Infrastructure Requirements for California Operations

Service bureau operations demand reliable technical infrastructure. California's large tax preparation market generates significant e-file volume during peak periods.

Your infrastructure must handle:

  • Simultaneous submissions from multiple preparers
  • Federal and California state return batching
  • Acknowledgment processing during high-volume periods
  • Rejected return resubmission workflows

Test your systems under load conditions before filing season. Verify your infrastructure scales appropriately for peak demand. California's filing deadlines create concentrated submission periods that stress inadequate systems.

Establish backup procedures for system failures. Maintain relationships with alternative transmission providers. Document contingency plans for infrastructure outages during critical filing periods.

Monitor IRS and FTB system availability. Both agencies publish planned maintenance schedules. Communicate system downtime to clients before it affects their operations.

Ongoing Compliance Maintenance

California ERO compliance requires continuous attention throughout the year.
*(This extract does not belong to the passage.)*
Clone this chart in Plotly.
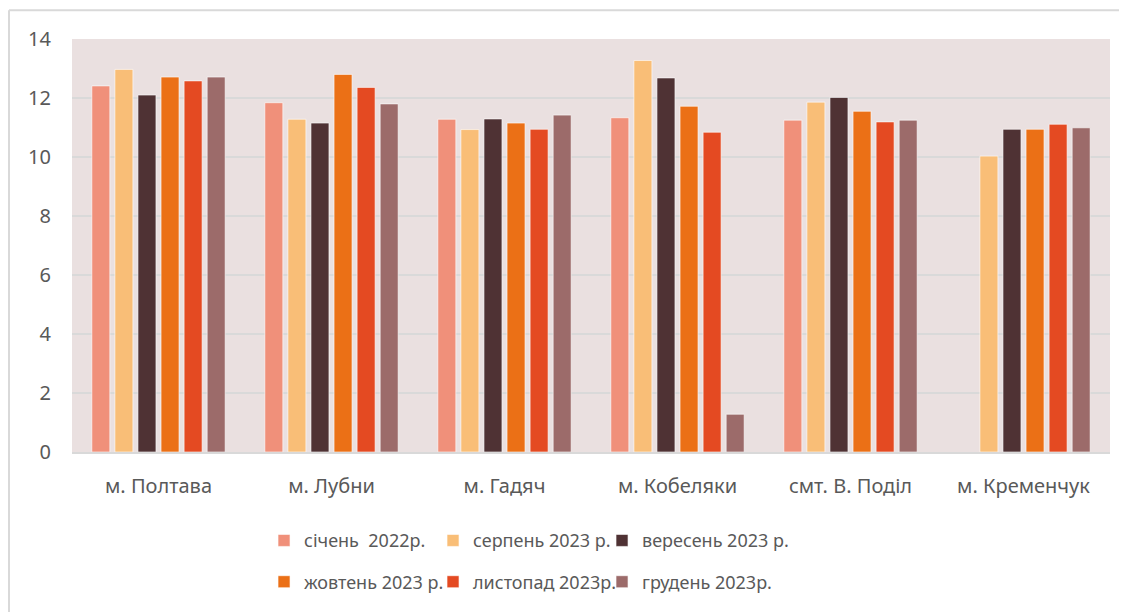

Establish quarterly review procedures to maintain compliant operations.

Schedule regular reviews of:

  • Preparer credential status
  • Software version updates
  • Security protocol effectiveness
  • Client agreement currency
  • Record retention compliance

Subscribe to professional organization updates. California tax law changes frequently. Stay informed about new requirements affecting service bureau operations.
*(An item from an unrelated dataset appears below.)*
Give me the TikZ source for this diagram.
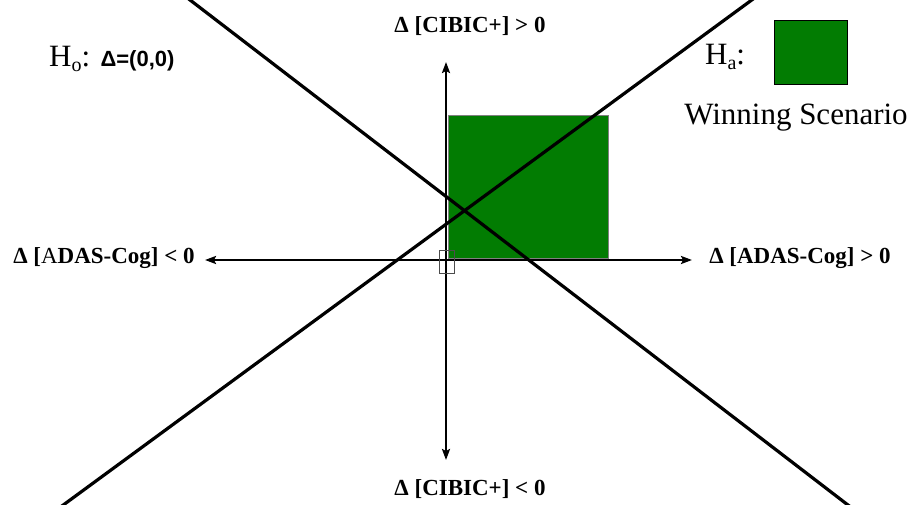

Conduct annual training for staff managing service bureau operations. Document training completion. Ensure everyone involved in bureau management understands current compliance requirements.

Maintain professional liability insurance appropriate for service bureau operations. Coverage requirements differ from individual preparer policies. Verify your policy addresses service bureau-specific risks.

Operating a compliant service bureau in California requires systematic procedures and ongoing vigilance. These five steps provide the foundation for efficient, compliant operations that serve tax preparation professionals effectively.